TorchStream#

class capymoa.stream.TorchStream[source]#

Bases: Stream

A stream adapter for PyTorch datasets.

This class converts PyTorch datasets into CapyMOA streams for both classification and regression tasks.

Creating a classification stream from a PyTorch dataset:

>>> from capymoa.datasets import get_download_dir
>>> from capymoa.stream import TorchStream
>>> from torchvision import datasets, transforms
>>>
>>> dataset = datasets.FashionMNIST(
...     root=get_download_dir(),
...     train=True,
...     download=True,
...     transform=transforms.ToTensor()
... )  
>>> stream = TorchStream.from_classification(
...     dataset, num_classes=10, class_names=dataset.classes
... )  
>>> stream.next_instance()  
LabeledInstance(...)

Creating a shuffled classification stream:

>>> import torch
>>> from torch.utils.data import TensorDataset
>>>
>>> dataset = TensorDataset(
...     torch.tensor([[1.0], [2.0], [3.0]]),
...     torch.tensor([0, 1, 2])
... )
>>> stream = TorchStream.from_classification(
...     dataset, num_classes=3, shuffle=True, shuffle_seed=0
... )
>>> [float(inst.x[0]) for inst in stream]
[3.0, 1.0, 2.0]

Streams can be restarted to iterate again:

>>> stream.restart()
>>> [float(inst.x[0]) for inst in stream]
[3.0, 1.0, 2.0]

Creating a regression stream:

>>> dataset = TensorDataset(
...     torch.tensor([[1.0], [2.0], [3.0]]),
...     torch.tensor([0.5, 1.5, 2.5])
... )
>>> stream = TorchStream.from_regression(
...     dataset, shuffle=True, shuffle_seed=0
... )
>>> [(float(inst.x[0]), float(inst.y_value)) for inst in stream]
[(3.0, 2.5), (1.0, 0.5), (2.0, 1.5)]
__init__(
dataset: Dataset,
schema: Schema,
)[source]#

Construct a TorchStream from a PyTorch Dataset and a Schema.
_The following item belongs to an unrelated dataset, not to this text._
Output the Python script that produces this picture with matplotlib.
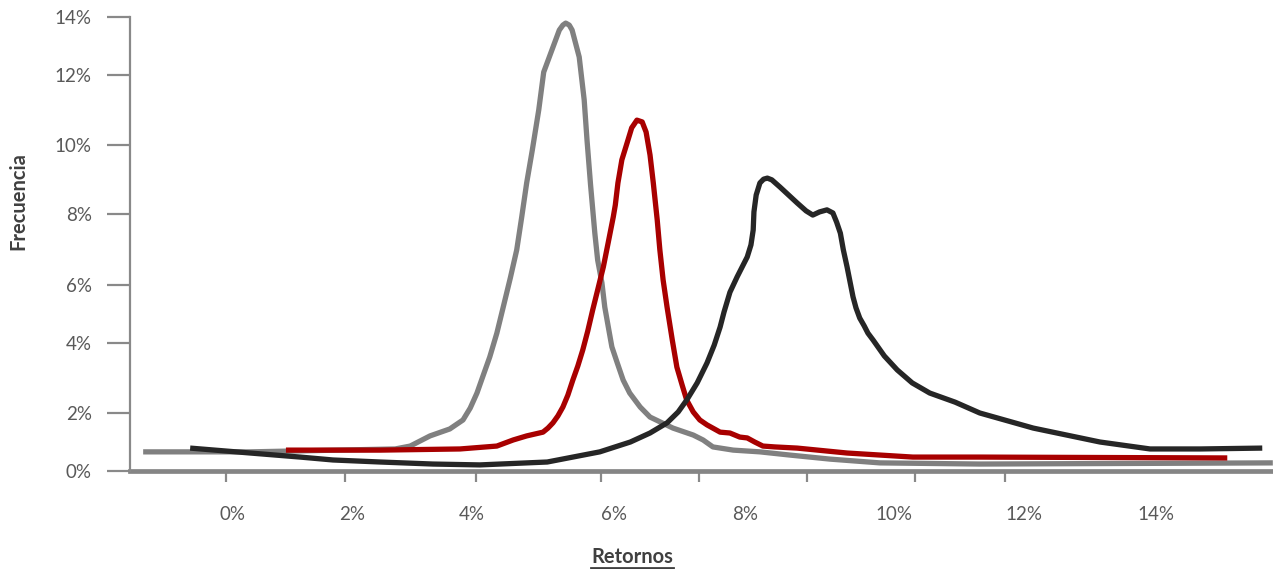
import numpy as np
import matplotlib
matplotlib.use("Agg")
import matplotlib.pyplot as plt
from matplotlib.lines import Line2D

plt.rcParams["font.family"] = ["Lato", "DejaVu Sans"]

# ---- data -------------------------------------------------------------
x_ticks = [0, 2, 4, 6, 8, 10, 12, 14]
x_tick_labels = ["0%", "2%", "4%", "6%", "8%", "10%", "12%", "14%"]
y_ticks = [0, 2, 4, 6, 8, 10, 12, 14]
y_tick_labels = ["0%", "2%", "4%", "6%", "8%", "10%", "12%", "14%"]

# return (%) vs. frequency (%) for three distributions
gray_x = [-1.51, 0.29, 2.72, 2.97, 3.30, 3.63, 3.85, 3.97, 4.07, 4.15, 4.25,
          4.35, 4.44, 4.54, 4.63, 4.70, 4.77, 4.85, 4.94, 5.01, 5.11, 5.23,
          5.28, 5.32, 5.37, 5.41, 5.51, 5.58, 5.62, 5.67, 5.73, 5.77, 5.83,
          5.87, 5.92, 5.97, 6.05, 6.14, 6.24, 6.40, 6.55, 6.90, 7.21, 7.36,
          7.51, 7.82, 8.20, 8.60, 9.14, 9.81, 11.32, 15.77]
gray_y = [0.66, 0.66, 0.76, 0.86, 1.21, 1.45, 1.76, 2.14, 2.57, 3.03, 3.60,
          4.34, 5.24, 6.20, 6.99, 7.91, 8.90, 9.86, 11.00, 12.10, 12.76, 13.55,
          13.72, 13.79, 13.72, 13.55, 12.62, 11.29, 10.14, 8.84, 7.46, 6.70,
          6.06, 5.24, 4.55, 3.89, 3.43, 2.94, 2.57, 2.17, 1.86, 1.48, 1.24,
          1.07, 0.83, 0.72, 0.66, 0.55, 0.41, 0.28, 0.24, 0.28]

red_x = [0.89, 2.47, 3.80, 4.35, 4.58, 4.77, 5.00, 5.07, 5.14, 5.21, 5.28,
         5.35, 5.42, 5.49, 5.56, 5.63, 5.70, 5.77, 5.85, 5.92, 5.99, 6.02,
         6.06, 6.12, 6.20, 6.27, 6.35, 6.43, 6.49, 6.55, 6.60, 6.66, 6.70,
         6.75, 6.81, 6.89, 6.96, 7.04, 7.11, 7.21, 7.31, 7.42, 7.62, 7.77,
         7.92, 8.03, 8.13, 8.24, 8.40, 8.70, 9.37, 10.29, 11.32, 15.08]
red_y = [0.72, 0.72, 0.76, 0.86, 1.07, 1.21, 1.34, 1.48, 1.66, 1.90, 2.17,
         2.51, 2.94, 3.34, 3.80, 4.41, 5.14, 5.83, 6.51, 7.21, 7.92, 8.26,
         8.90, 9.57, 10.06, 10.49, 10.71, 10.66, 10.37, 9.71, 8.90, 7.83,
         6.99, 6.14, 5.24, 4.10, 3.31, 2.80, 2.37, 2.03, 1.76, 1.59, 1.34,
         1.31, 1.17, 1.14, 1.00, 0.86, 0.83, 0.79, 0.62, 0.48, 0.48, 0.45]

black_x = [-0.72, 0.29, 1.13, 1.68, 2.47, 3.35, 4.11, 5.06, 5.80, 6.25, 6.55,
           6.81, 6.98, 7.11, 7.27, 7.42, 7.53, 7.62, 7.68, 7.77, 7.88, 8.03,
           8.08, 8.11, 8.12, 8.15, 8.20, 8.25, 8.30, 8.36, 8.47, 8.70, 8.82,
           8.91, 9.00, 9.10, 9.18, 9.23, 9.28, 9.32, 9.37, 9.45, 9.49, 9.54,
           9.60, 9.65, 9.72, 9.87, 10.05, 10.28, 10.55, 10.94, 11.32, 12.14,
           13.15, 13.91, 14.67, 15.61]
black_y = [0.79, 0.62, 0.48, 0.38, 0.31, 0.24, 0.21, 0.31, 0.66, 1.00, 1.31,
           1.66, 2.03, 2.37, 2.86, 3.43, 3.94, 4.55, 5.07, 5.75, 6.23, 6.79,
           7.13, 7.55, 8.06, 8.55, 8.90, 9.01, 9.04, 8.99, 8.78, 8.32, 8.09,
           7.97, 8.06, 8.12, 8.03, 7.77, 7.46, 6.99, 6.51, 5.59, 5.21, 4.86,
           4.59, 4.34, 4.10, 3.63, 3.23, 2.86, 2.57, 2.31, 2.00, 1.48, 1.00,
           0.76, 0.76, 0.79]

# ---- layout -----------------------------------------------------------
W, H, DPI = 1273, 569, 100
AX_LEFT, AX_RIGHT, AX_TOP, AX_BOTTOM = 130, 1273, 17, 471
# horizontal screen positions of the x labels and vertical positions of y ticks
X_ANCHOR_PX = [233, 352, 472, 614, 745, 894, 1024, 1156]
Y_ANCHOR_PX = [471, 413, 343, 285, 214, 145, 75, 17]
# small tick marks hanging below the x axis (in axis units)
X_MARKS = [-0.12, 1.88, 4.06, 5.82, 7.30, 8.83, 10.32, 11.71]

AXIS_GRAY = "#898989"
TEXT_GRAY = "#595959"
TITLE_GRAY = "#404040"


def piecewise(vals, pos):
    vals = np.asarray(vals, float)
    pos = np.asarray(pos, float)

    def build(a, b):
        def f(v):
            v = np.asarray(v, float)
            out = np.interp(v, a, b)
            lo_slope = (b[1] - b[0]) / (a[1] - a[0])
            hi_slope = (b[-1] - b[-2]) / (a[-1] - a[-2])
            out = np.where(v < a[0], b[0] + (v - a[0]) * lo_slope, out)
            out = np.where(v > a[-1], b[-1] + (v - a[-1]) * hi_slope, out)
            return out
        return f

    return build(vals, pos), build(pos, vals)


fig = plt.figure(figsize=(W / DPI, H / DPI), dpi=DPI)
ax = fig.add_axes([AX_LEFT / W, 1 - AX_BOTTOM / H,
                   (AX_RIGHT - AX_LEFT) / W, (AX_BOTTOM - AX_TOP) / H])

xf, xi = piecewise(x_ticks, X_ANCHOR_PX)
yf, yi = piecewise(y_ticks, [AX_BOTTOM - p for p in Y_ANCHOR_PX])
ax.set_xscale("function", functions=(xf, xi))
ax.set_yscale("function", functions=(yf, yi))

lw = 3.8
style = dict(lw=lw, solid_capstyle="butt", solid_joinstyle="round",
             clip_on=False)
ax.plot(gray_x, gray_y, color="#808080", zorder=3, **style)
ax.plot(red_x, red_y, color="#A80000", zorder=4, **style)
ax.plot(black_x, black_y, color="#262626", zorder=5, **style)

ax.set_xlim(xi(AX_LEFT), xi(AX_RIGHT))
ax.set_ylim(0, 14)

for s in ("top", "right"):
    ax.spines[s].set_visible(False)
ax.spines["left"].set_color(AXIS_GRAY)
ax.spines["left"].set_linewidth(1.6)
ax.spines["bottom"].set_color("#858585")
ax.spines["bottom"].set_linewidth(3.4)
ax.spines["bottom"].set_zorder(2)

ax.set_yticks(y_ticks)
ax.set_yticklabels(y_tick_labels)
ax.tick_params(axis="y", direction="out", length=16.5, width=1.6,
               color=AXIS_GRAY, labelcolor=TEXT_GRAY, labelsize=13.5, pad=11)

ax.set_xticks(x_ticks)
ax.set_xticklabels(x_tick_labels)
ax.set_xticks(X_MARKS, minor=True)
ax.tick_params(axis="x", which="major", length=0, labelcolor=TEXT_GRAY,
               labelsize=13.5, pad=25)
ax.tick_params(axis="x", which="minor", direction="out", length=8, width=1.6,
               color=AXIS_GRAY)

fig.text(18 / W, 1 - 201 / H, "Frecuencia", rotation=90, ha="center",
         va="center", fontsize=14.5, fontweight="bold", color=TITLE_GRAY)
xlab = fig.text(632 / W, 1 - 557 / H, "Retornos", ha="center", va="center",
                fontsize=14.5, fontweight="bold", color=TITLE_GRAY)

# underline the x-axis title
fig.canvas.draw()
bb = xlab.get_window_extent(renderer=fig.canvas.get_renderer())
uy = (bb.y0 - 1) / H
fig.add_artist(Line2D([bb.x0 / W, bb.x1 / W], [uy, uy],
                      transform=fig.transFigure, color=TITLE_GRAY, lw=2.0))

fig.savefig("out.png", dpi=DPI)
Usually you want from_classification() or from_regression().

Parameters:
  • dataset – A PyTorch Dataset that yields tuples of (features, target).

  • schema – A Schema object that describes the structure of the data, including feature names and target information.

__iter__() Iterator[_AnyInstance][source]#

Get an iterator over the stream.

This will NOT restart the stream if it has already been iterated over. Please use the restart() method to restart the stream.

Yield:

An iterator over the stream.

__next__() _AnyInstance[source]#

Get the next instance in the stream.

Returns:

The next instance in the stream.

cli_help() str[source]#

Return a help message

static from_classification(
dataset: Dataset[Tuple[Tensor, Tensor | int]],
num_classes: int,
class_names: Sequence[str] | None = None,
dataset_name: str = 'TorchStream',
shape: Sequence[int] | None = None,
shuffle: bool = False,
shuffle_seed: int | None = None,
) TorchStream[source]#

Construct a stream for classification from a PyTorch Dataset.

Parameters:
  • dataset – A PyTorch Dataset that yields tuples of (features, target).

  • num_classes – The number of classes in the classification task.

  • class_names – An optional sequence of class names corresponding to the class indices.

  • dataset_name – An optional name for the stream.

  • shape – An optional shape for the features. If not provided, features will be treated as flat vectors.

  • shuffle – Whether to shuffle the dataset.

  • shuffle_seed – An optional seed for shuffling the dataset.

Returns:

A TorchStream instance.

static from_regression(
dataset: Dataset[Tuple[Tensor, Tensor | float]],
dataset_name: str = 'TorchStream',
shuffle: bool = False,
shuffle_seed: int | None = None,
) TorchStream[source]#

Construct a stream for regression from a PyTorch Dataset.

Parameters:
  • dataset – A PyTorch Dataset that yields tuples of (features, target) for regression tasks.

  • dataset_name – An optional name for the stream.

  • shape – An optional shape for the features. If not provided, features will be treated as flat vectors.

  • shuffle – Whether to shuffle the dataset.

  • shuffle_seed – An optional seed for shuffling the dataset.

Returns:

A TorchStream instance for regression.

get_moa_stream()[source]#

Get the MOA stream object if it exists.

get_schema()[source]#

Return the schema of the stream.

has_more_instances()[source]#

Return True if the stream have more instances to read.

next_instance()[source]#

Return the next instance in the stream.

Raises:

ValueError – If the machine learning task is neither a regression nor a classification task.

Returns:

A labeled instances or a regression depending on the schema.

restart()[source]#

Restart the stream to read instances from the beginning.